Preparation of a mixed-mode silica-based sorbent by click reaction and its application in the determination of primary aromatic amines in environmental water samples

Abstract

A mixed-mode silica-based sorbent (silica-WCX) with a weak cation-exchange character was prepared via Cu (I)-catalyzed azide–alkyne cycloaddition (CuAAC) click reaction. Firstly, silica particles reacted with 3-azidopropyltriethoxysilane to produce the azide-modified silica (azide–silica). After that, the azide–silica reacted in sequence with 5-hexynoic acid and 1-dodecyne via CuAAC reaction to prepare the silica-WCX sorbent bearing both carboxyl and n-dodecyl groups. The resultant silica-WCX sorbent was characterized by Fourier transform-infrared spectroscopy and element analysis, which proved the successful immobilization of 5-hexynoic acid and 1-dodecyne on the silica surface. Then, the silica-WCX sorbent was used as a SPE sorbent for the determination of primary aromatic amines (PAAs) in water samples by high performance liquid chromatography. Several parameters affecting the extraction efficiency were optimized.
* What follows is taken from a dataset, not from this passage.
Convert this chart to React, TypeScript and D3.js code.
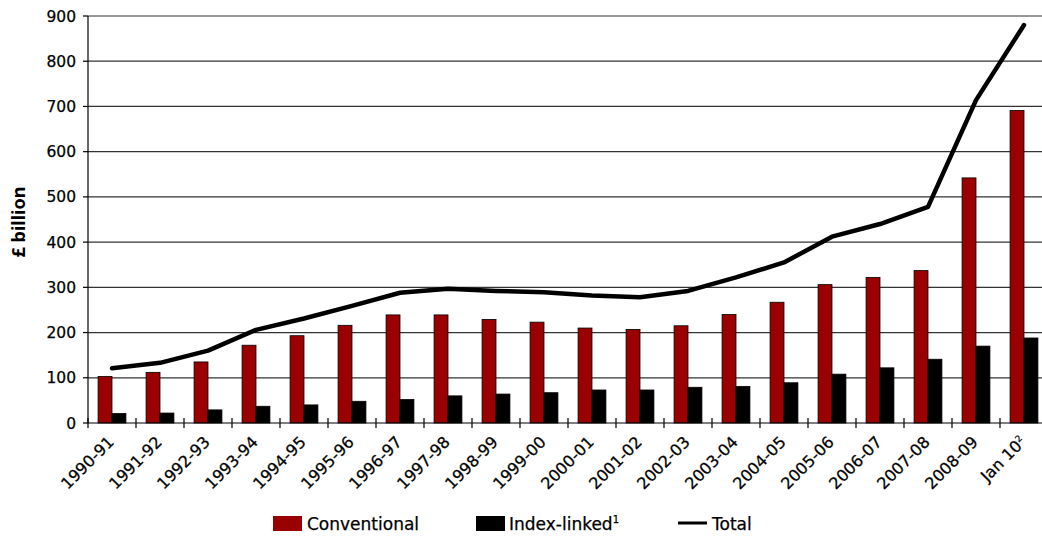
import React from "react";
import * as d3 from "d3";

const categories = [
  "1990-91", "1991-92", "1992-93", "1993-94", "1994-95", "1995-96", "1996-97",
  "1997-98", "1998-99", "1999-00", "2000-01", "2001-02", "2002-03", "2003-04",
  "2004-05", "2005-06", "2006-07", "2007-08", "2008-09", "Jan 10",
];
const conventional = [103, 112, 135, 172, 193, 216, 239, 239, 229, 223, 210, 207, 215, 240, 267, 306, 322, 337, 542, 691];
const indexLinked = [21, 22, 29, 37, 40, 48, 52, 60, 64, 67, 73, 73, 79, 81, 89, 108, 122, 141, 170, 188];
const total = [121, 133, 160, 206, 231, 259, 288, 297, 292, 289, 282, 278, 292, 322, 355, 412, 440, 478, 714, 880];
const yTicks = [0, 100, 200, 300, 400, 500, 600, 700, 800, 900];

const W = 1042;
const H = 537;
const left = 88;
const right = 1048;
const top = 16;
const bottom = 423;
const font = "'DejaVu Sans', Verdana, sans-serif";
const RED = "#9b0000";

export default function App() {
  const x = d3.scaleBand<string>().domain(categories).range([left, right]);
  const y = d3.scaleLinear().domain([0, 900]).range([bottom, top]);
  const bw = x.bandwidth();
  const barW = bw * 0.29;
  const line = d3
    .line<number>()
    .x((_, i) => (x(categories[i]) as number) + bw / 2)
    .y((d) => y(d));

  return (
    <svg width={W} height={H} style={{ position: "absolute", left: 0, top: 0, fontFamily: font }}>
      <rect x={0} y={0} width={W} height={H} fill="#fff" />
      {yTicks.map((t) => (
        <g key={t}>
          {t > 0 && <line x1={left} x2={right} y1={y(t)} y2={y(t)} stroke="#333" strokeWidth={1.2} />}
          <line x1={left - 5} x2={left} y1={y(t)} y2={y(t)} stroke="#000" strokeWidth={1.2} />
          <text x={left - 12} y={y(t)} dy="0.36em" textAnchor="end" fontSize={15.5} fill="#000" stroke="#000" strokeWidth={0.25}>
            {t}
          </text>
        </g>
      ))}
      {categories.map((c, i) => {
        const x0 = x(c) as number;
        const cx = x0 + bw / 2;
        return (
          <g key={c}>
            <rect x={cx - barW} y={y(conventional[i])} width={barW} height={bottom - y(conventional[i])} fill={RED} stroke="#000" strokeWidth={0.8} />
            <rect x={cx} y={y(indexLinked[i])} width={barW} height={bottom - y(indexLinked[i])} fill="#000" stroke="#000" strokeWidth={0.8} />
          </g>
        );
      })}
      <line x1={left} x2={left} y1={top} y2={bottom} stroke="#000" strokeWidth={1.2} />
      <line x1={left} x2={right} y1={bottom} y2={bottom} stroke="#000" strokeWidth={1.2} />
      {categories.map((c) => {
        const x0 = x(c) as number;
        return <line key={"t" + c} x1={x0} x2={x0} y1={bottom - 5} y2={bottom + 5} stroke="#000" strokeWidth={1.2} />;
      })}
      <path d={line(total) || ""} fill="none" stroke="#000" strokeWidth={4.5} strokeLinejoin="round" strokeLinecap="round" />
      {categories.map((c) => {
        const cx = (x(c) as number) + bw / 2 + 3;
        const ty = 443;
        const isJan = c === "Jan 10";
        return (
          <text key={"l" + c} transform={`translate(${cx},${ty}) rotate(-45)`} textAnchor="end" fontSize={16} fill="#000" stroke="#000" strokeWidth={0.25}>
            {isJan ? (
              <>
                Jan 10<tspan fontSize={9} dy={-6}>2</tspan>
              </>
            ) : (
              c
            )}
          </text>
        );
      })}
      <text transform={`translate(25,222) rotate(-90)`} textAnchor="middle" fontSize={18} fontWeight="bold" fill="#000" style={{ fontFamily: "'Noto Sans', sans-serif" }}>
        £ billion
      </text>
      <g fontSize={17} fill="#000">
        <rect x={273} y={516} width={29} height={15} fill={RED} />
        <text x={307} y={530} stroke="#000" strokeWidth={0.25}>Conventional</text>
        <rect x={476} y={516} width={29} height={15} fill="#000" />
        <text x={509} y={530} stroke="#000" strokeWidth={0.25}>
          Index-linked<tspan fontSize={10} dy={-7}>1</tspan>
        </text>
        <line x1={678} x2={707} y1={523} y2={523} stroke="#000" strokeWidth={3} />
        <text x={712} y={530} stroke="#000" strokeWidth={0.25}>Total</text>
      </g>
    </svg>
  );
}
Under the optimized SPE conditions, the linear ranges of the proposed method varied from 1 μg L⁻¹ to 800 μg L⁻¹ with correlation coefficients (R²) above 0.998 for all the analytes. The limits of detection (S/N = 3) ranged from 0.08 μg L⁻¹ to 0.28 μg L⁻¹. The intra-day and inter-day precision ranged from 2.7 to 7.8% and from 4.6 to 8.5%, respectively. Finally, the method was applied to the determination of the PAAs in real water samples, including tap water, lake water and printing and dyeing wastewater. The recoveries of PAAs were between 85% and 111% with relative standard deviations (RSDs) less than 7.9%, except that of 4,4′-methylenedi-o-toluidine in printing and dyeing wastewater samples.